Our debate camps and other programs
lay the groundwork for statesmanship!
Teenage youth take readily to debate. And the benefits for them are numerous and broad. To see future benefits, see further below. For benefits that are in the here and now, see the following 7 “C”(s):–
Having to stand tall and make your case before a group, over and over again, instills the necessary feeling of leadership.
Having something worthy saying and organized properly breeds the desire and confidence to lead.
Grace under pressure and the process of reasoning with another, even with an opponent, is learnt.
The tyranny of time is brought home to the debater. Proper management of the clock both before and during debate is learnt, which, in turn, carries over to all manner of other non-debate pursuits.
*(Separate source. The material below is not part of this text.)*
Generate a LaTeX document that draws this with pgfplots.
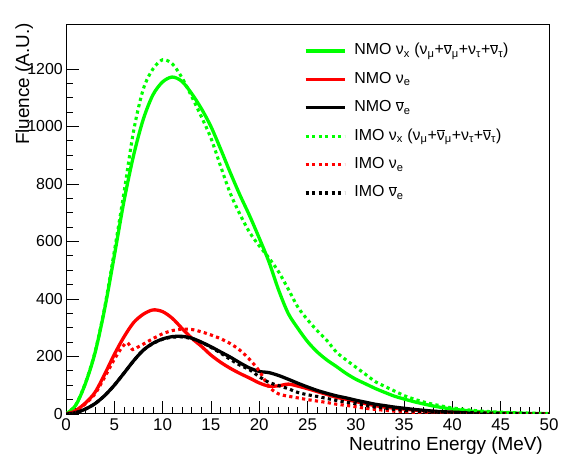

Debate lends urgency, excitement and drama to the learning of communication skills. These skills–the art of public speaking–are taught not only with the view of winning points but also with the view of standing the student well in any situation where speaking is required. “Speed and spread” tactics–dropping arguments as fast as lips will move–are disallowed. The layman’s listening ear is what to talk to.
Critical thinking is the prerequisite and gateway to leadership. It is also the overarching skill of good citizenship. Introduced, built upon, repeated and honed, it becomes second nature by the end of camp.
Debate is combat but the weapons are words. This form of competition tends to bring out what is best for the great many, not the few. History is replete with the value of this great institution.
“C” is also for college! The benefits of debate carry over into college as well. There is also a special added benefit that Statesman Debate ensures, namely, “College Study.”
Year after year, college admissions officers take great notice of students who have had debate instruction and experience.
Because Statesman Debate goes to great lengths to instill critical thinking on public issues, our high school debaters receive a strong head start on college study, especially in the social sciences. Indeed many of the major contending propositions of American statecraft and western, including US, history are laid before them. As such, this collection of propositions goes far beyond what the textbooks have to say. All manner of college research papers can come out of our briefings. Better still, the astute debater can build upon the camp experience and craft a superior college program.